The exercise: Starting at the first line of the listing below, repeat each line up to and including the one containing "const ref = useRef<HTMLCanvasElement". Leave out pictures.

Given material:
%%

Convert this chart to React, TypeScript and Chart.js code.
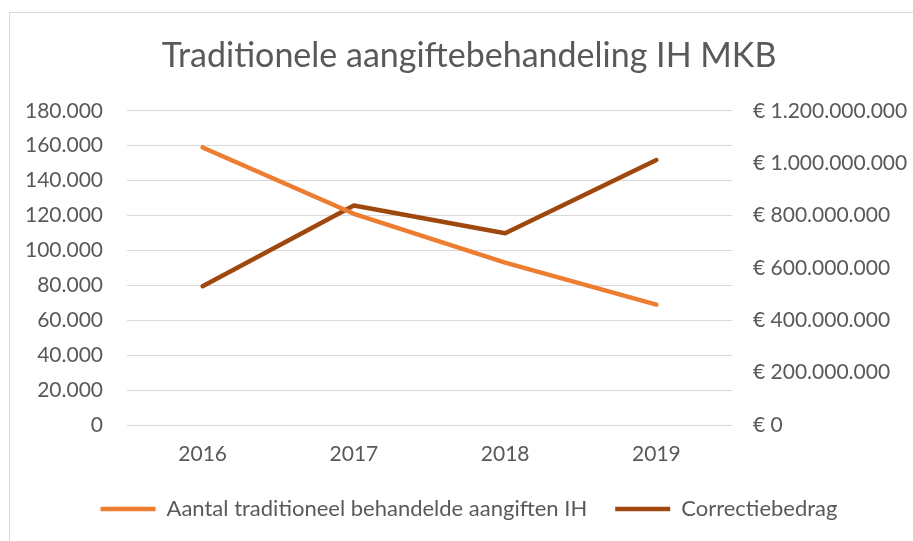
import React, { useEffect, useRef } from "react";
import { Chart, registerables } from "chart.js";

Chart.register(...registerables);

const chartTitle = "Traditionele aangiftebehandeling IH MKB";
const years = ["2016", "2017", "2018", "2019"];
const seriesNames = ["Aantal traditioneel behandelde aangiften IH", "Correctiebedrag"];
const aantalAangiften = [159000, 121000, 93000, 69000];
const correctiebedrag = [530000000, 838000000, 732000000, 1012000000];
const leftAxisMax = 180000;
const leftAxisStep = 20000;
const rightAxisMax = 1200000000;
const rightAxisStep = 200000000;

const ORANGE = "#ED7D31";
const BROWN = "#9E480E";
const TEXT = "#595959";
const GRID = "#D9D9D9";
const FONT = "Lato";

function fmtNL(n: number): string {
  return Math.round(n)
    .toString()
    .replace(/\B(?=(\d{3})+(?!\d))/g, ".");
}

export default function App() {
  const ref = useRef<HTMLCanvasElement | null>(null);

  useEffect(() => {
    if (!ref.current) return;
    const padLeft = 25;
    const chart = new Chart(ref.current, {
      type: "line",
      data: {
        labels: years,
        datasets: [
          {
            label: seriesNames[0],
            data: aantalAangiften,
            borderColor: ORANGE,
            backgroundColor: ORANGE,
            borderWidth: 4.5,
            borderCapStyle: "round",
            borderJoinStyle: "round",
            pointRadius: 0,
            tension: 0,
            yAxisID: "y",
          },
          {
            label: seriesNames[1],
            data: correctiebedrag,
            borderColor: BROWN,
            backgroundColor: BROWN,
            borderWidth: 4.5,
            borderCapStyle: "round",
            borderJoinStyle: "round",
            pointRadius: 0,
            tension: 0,
            yAxisID: "y1",
          },
        ],
      },
      options: {
        animation: false,
        responsive: false,
        maintainAspectRatio: false,
        layout: { padding: { top: 0, left: padLeft, right: 0, bottom: 11 } },
        plugins: {
          title: {
            display: true,
            text: chartTitle,
            color: TEXT,
            font: { family: FONT, size: 34, weight: "normal" },
            padding: { top: 36, bottom: 34 },
          },
          legend: {
            position: "bottom",
            labels: {
              usePointStyle: true,
              pointStyle: "line",
              pointStyleWidth: 55,
              color: TEXT,
              font: { family: FONT, size: 22 },
              padding: 28,
            },
          },
          tooltip: { enabled: false },
        },
        scales: {
          x: {
            offset: true,
            grid: { display: false, drawTicks: false, offset: true },
            border: { display: false },
            ticks: {
              color: TEXT,
              font: { family: FONT, size: 21 },
              padding: 17,
            },
            afterFit: (s: any) => {
              s.height = 45;
            },
          },
          y: {
            position: "left",
            min: 0,
            max: leftAxisMax,
            ticks: {
              stepSize: leftAxisStep,
              color: TEXT,
              font: { family: FONT, size: 21 },
              padding: 24,
              callback: (v: any) => fmtNL(Number(v)),
            },
            grid: { color: GRID, lineWidth: 1, drawTicks: false },
            border: { display: false },
            afterFit: (s: any) => {
              s.width = 127 - padLeft;
            },
          },
          y1: {
            position: "right",
            min: 0,
            max: rightAxisMax,
            ticks: {
              stepSize: rightAxisStep,
              color: TEXT,
              font: { family: FONT, size: 21 },
              padding: 21,
              callback: (v: any) => "€ " + fmtNL(Number(v)),
            },
            grid: { display: false, drawTicks: false },
            border: { display: false },
            afterFit: (s: any) => {
              s.width = 181;
            },
          },
        },
      },
    });
    return () => chart.destroy();
  }, []);

  return (
    <div
      style={{
        position: "absolute",
        left: 0,
        top: 0,
        width: 913,
        height: 541,
        overflow: "hidden",
        background: "#FFFFFF",
      }}
    >
      <div
        style={{
          position: "absolute",
          left: 9,
          top: 12,
          width: 1000,
          height: 700,
          border: "1px solid #D9D9D9",
          boxSizing: "border-box",
        }}
      />
      <canvas
        ref={ref}
        width={913}
        height={541}
        style={{ position: "absolute", left: 0, top: 0, width: 913, height: 541 }}
      />
    </div>
  );
}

%%

Answer to this task:
Convert this chart to React, TypeScript and Chart.js code.
import React, { useEffect, useRef } from "react";
import { Chart, registerables } from "chart.js";

Chart.register(...registerables);

const chartTitle = "Traditionele aangiftebehandeling IH MKB";
const years = ["2016", "2017", "2018", "2019"];
const seriesNames = ["Aantal traditioneel behandelde aangiften IH", "Correctiebedrag"];
const aantalAangiften = [159000, 121000, 93000, 69000];
const correctiebedrag = [530000000, 838000000, 732000000, 1012000000];
const leftAxisMax = 180000;
const leftAxisStep = 20000;
const rightAxisMax = 1200000000;
const rightAxisStep = 200000000;

const ORANGE = "#ED7D31";
const BROWN = "#9E480E";
const TEXT = "#595959";
const GRID = "#D9D9D9";
const FONT = "Lato";

function fmtNL(n: number): string {
  return Math.round(n)
    .toString()
    .replace(/\B(?=(\d{3})+(?!\d))/g, ".");
}

export default function App() {
  const ref = useRef<HTMLCanvasElement | null>(null);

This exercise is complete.